Joey wrote:Peterson wrote:I saw a letter. No more official than the letter reproduced by the Tanners. But also no less official.
What the hell did the Tanners have to do with the Office of the First Presidency issuing a letter to Bishop Brooks?????
Nothing.
Nothing, except that they took that letter from the secretary to the First Presidency written to "Bishop Brooks" and reproduced it in order to score a point.
Joey wrote:But you are obviously very desperate in attempting to discredit the letter to elevate a FARMS article as something official which is just plain deceiving.
I have never suggested -- "desperately" or otherwise -- that this or any other FARMS article is "something official."
I've simply pointed out that the letter that Michael Watson wrote to Professor Hamblin on First Presidency letterhead -- and which is quoted, in full, in Professor Hamblin's article -- is no less "official" than is the letter that Michael Watson wrote to "Bishop Brooks."
Joey wrote:The Tanners had no influence, motivation nor agenda in the letter from the First Presidency to Brooks.
I've never suggested otherwise.
Joey wrote:Hamblin, on the other hand, had a very specific agenda, on behalf of FARMS, in the supposed one he received from Watson.
Professor Hamblin no more dictated Michael Watson's letter to him than the Tanners dictated Michael Watson's letter to "Bishop Brooks."
Joey wrote:The fact that this supposed letter from Watson to Hamblin will never see the light of day is quite telling and obvious that it is not what you and he claim it to be.

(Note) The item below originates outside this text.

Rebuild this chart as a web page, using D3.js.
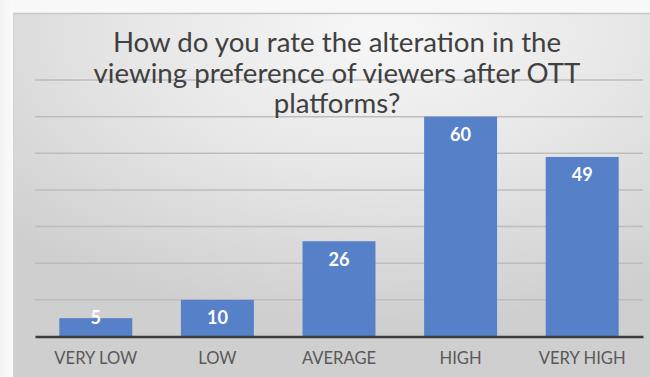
<!DOCTYPE html>
<html>
<head>
<meta charset="utf-8">
<script src="https://cdn.jsdelivr.net/npm/d3@7"></script>
<style>
  html, body { margin: 0; padding: 0; background: #f8f8f8; }
  svg { display: block; }
</style>
</head>
<body>
<svg id="chart" width="650" height="377"></svg>
<script>
// Survey responses: rating of change in viewing preference after OTT platforms
const categories = ["VERY LOW", "LOW", "AVERAGE", "HIGH", "VERY HIGH"];
const values = [5, 10, 26, 60, 49];
const yTicks = [0, 10, 20, 30, 40, 50, 60, 70];
const titleLines = [
  "How do you rate the alteration in the",
  "viewing preference of viewers after OTT",
  "platforms?"
];

const W = 650, H = 377;
const svg = d3.select("#chart");
const FONT = "Lato, 'Open Sans', sans-serif";

// Panel background with soft radial shading
const defs = svg.append("defs");
const grad = defs.append("radialGradient")
  .attr("id", "panelGrad")
  .attr("cx", 0.58).attr("cy", 0.05).attr("r", 0.8)
  .attr("fx", 0.58).attr("fy", 0.05);
grad.append("stop").attr("offset", "0%").attr("stop-color", "#f7f7f7");
grad.append("stop").attr("offset", "50%").attr("stop-color", "#e6e6e6");
grad.append("stop").attr("offset", "100%").attr("stop-color", "#cfcfcf");

const outer = defs.append("linearGradient").attr("id", "outerGrad")
  .attr("x1", 0).attr("x2", 1).attr("y1", 0).attr("y2", 0);
outer.append("stop").attr("offset", "0%").attr("stop-color", "#f3f3f3");
outer.append("stop").attr("offset", "100%").attr("stop-color", "#fafafa");

svg.append("rect").attr("x", 0).attr("y", 0).attr("width", W).attr("height", H)
  .attr("fill", "#f8f8f8");
svg.append("rect").attr("x", 0).attr("y", 0).attr("width", 13).attr("height", H)
  .attr("fill", "url(#outerGrad)");

const panel = { x: 13, y: 13, w: W - 13, h: H - 13 };
svg.append("rect")
  .attr("x", panel.x).attr("y", panel.y)
  .attr("width", panel.w).attr("height", panel.h)
  .attr("fill", "url(#panelGrad)");
// subtle edge shadow
svg.append("line")
  .attr("x1", panel.x).attr("x2", W)
  .attr("y1", panel.y + 0.5).attr("y2", panel.y + 0.5)
  .attr("stroke", "#c6c6c6").attr("stroke-width", 1.5);
svg.append("line")
  .attr("x1", panel.x + 0.5).attr("x2", panel.x + 0.5)
  .attr("y1", panel.y).attr("y2", H)
  .attr("stroke", "#d4d4d4").attr("stroke-width", 1);

// Plot scales
const plot = { left: 35, right: 643, top: 80, bottom: 336.5 };
const x = d3.scaleBand()
  .domain(categories)
  .range([plot.left, plot.right])
  .paddingInner(0.4)
  .paddingOuter(0.2);
const y = d3.scaleLinear()
  .domain([0, 70])
  .range([plot.bottom, plot.top]);

// Horizontal gridlines
svg.append("g")
  .selectAll("line")
  .data(yTicks.filter(d => d > 0))
  .join("line")
  .attr("x1", plot.left).attr("x2", plot.right)
  .attr("y1", d => y(d)).attr("y2", d => y(d))
  .attr("stroke", "#bdbdbd").attr("stroke-width", 1.5);

// Bars
svg.append("g")
  .selectAll("rect")
  .data(values)
  .join("rect")
  .attr("x", (d, i) => x(categories[i]))
  .attr("y", d => y(d))
  .attr("width", x.bandwidth())
  .attr("height", d => y(0) - y(d))
  .attr("fill", "#5680c8");

// Category axis (baseline + labels)
const xAxis = d3.axisBottom(x).tickSize(0).tickPadding(0);
const gx = svg.append("g")
  .attr("transform", `translate(0,${y(0)})`)
  .call(xAxis);
gx.select(".domain")
  .attr("stroke", "#3c3c3c").attr("stroke-width", 2.5);
gx.selectAll(".tick text")
  .attr("y", 27)
  .attr("dy", 0)
  .attr("fill", "#595959")
  .style("font-family", FONT)
  .style("font-size", "15px");

// Fit a font size so a reference string matches a target width
function fitSize(sel, targetWidth) {
  const node = sel.node();
  const fs = parseFloat(sel.style("font-size"));
  const w = node.getComputedTextLength();
  const nfs = fs * targetWidth / w;
  sel.style("font-size", nfs.toFixed(2) + "px");
  return nfs;
}
const firstLabel = gx.selectAll(".tick text").filter(d => d === "VERY LOW");
const labelSize = fitSize(firstLabel, 83);
gx.selectAll(".tick text").style("font-size", labelSize.toFixed(2) + "px");

// Value labels inside the bar tops
const vl = svg.append("g")
  .selectAll("text")
  .data(values)
  .join("text")
  .attr("x", (d, i) => x(categories[i]) + x.bandwidth() / 2)
  .attr("y", d => Math.min(y(d) + 24.5, y(0) - 12.5))
  .attr("text-anchor", "middle")
  .attr("fill", "#ffffff")
  .style("font-family", FONT)
  .style("font-weight", "700")
  .style("font-size", "16px")
  .text(d => d);
const numSize = fitSize(vl.filter(d => d === 60), 21);
vl.style("font-size", numSize.toFixed(2) + "px");

// Title
const title = svg.append("g")
  .selectAll("text")
  .data(titleLines)
  .join("text")
  .attr("x", 337)
  .attr("y", (d, i) => 52 + i * 30.5)
  .attr("text-anchor", "middle")
  .attr("fill", "#404040")
  .style("font-family", FONT)
  .style("font-size", "24px")
  .text(d => d);
const titleSize = fitSize(title.filter((d, i) => i === 1), 487);
title.style("font-size", titleSize.toFixed(2) + "px");
</script>
</body>
</html>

And you know this with such certainty . . . how, exactly?
Scratch (a.k.a. Hack) and Scratch Junior (a.k.a. Caz) have been beating this same drum for quite a long time now. I've issued to them the same cordial invitation that I now offer to you: If you seriously believe that Professor Hamblin and I have forged a letter from the First Presidency -- or even that we're deliberately and publicly misrepresenting its contents -- you should most certainly bring this allegation to the attention of the Office of the First Presidency. A pair of BYU professors would not long retain their jobs if it were established that they had brazenly lied, in print, about a communication to one of them from the leadership of the Church that sponsors the University, and it's not inconceivable that they would even forfeit their membership in the Church. Your triumph would be clear, decisive, and undeniable. We would be discredited forever.
Joey wrote:And, as the one from the First Presidency to Brooks clearly states, it was the position long maintained by "the Church", not some personal opinion of the signature! It is far more official than you want it to be.

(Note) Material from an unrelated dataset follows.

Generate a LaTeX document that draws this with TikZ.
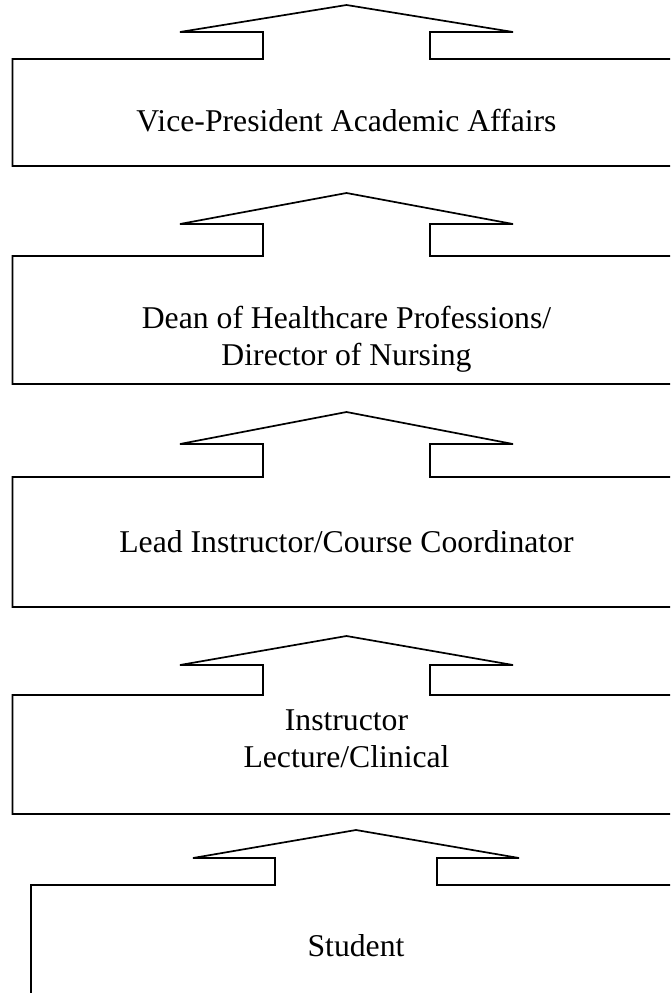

If the Church has an official Book of Mormon geography, you should be able to find a primary official source in which that official geography is authoritatively set forth. You shouldn't be reduced to triumphantly jumping up and down while pointing to the reproduction in a publication of Utah Lighthouse Ministry of a letter from the secretary in the Office of the First Presidency to some "Bishop Brooks" somewhere. (I suggest a careful search through James R. Clark's multivolume
Messages of the First Presidency as a good place to start.)
Joey wrote:Trying to obfuscate the issue by bringing up the Tanners is evidence of your claim to an "official" position is simply not true.

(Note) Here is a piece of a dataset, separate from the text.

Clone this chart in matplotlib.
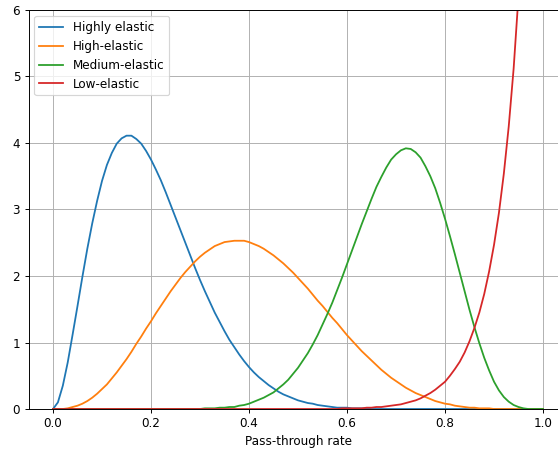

You're right. I've never done that.
Joey wrote:But you have to go with the best position you have.
That's a generally sound strategy, I think.
Joey wrote:Unfortunately, not all are as gullible as those at that other board and in Provo.
Gullibility is an amusing word to use to tag people who believe that official statements of the Church will be promulgated by the leaders of the Church themselves through official Church channels directly to the membership of the Church.
Joey wrote:Try as you may, you cannot provide any official statement from the church other than the one Brooks received. You are a piece of work, though!
The feeling is precisely mutual. Try as you may, this obscure letter written by a secretary to a "Bishop Brooks" and made available to the general public not by the
Ensign or the
Church News or the Church web site or a reading in sacrament meeting or a proclamation in General Conference but by Jerald and Sandra Tanner's Utah Lighthouse Ministry, appears to be the closest thing to an official Church statement on the geography of the Book of Mormon that you can manage to find to support your position. Yet you insist on it, and even affect an air of triumphalism about it. Speaking of "a piece of work."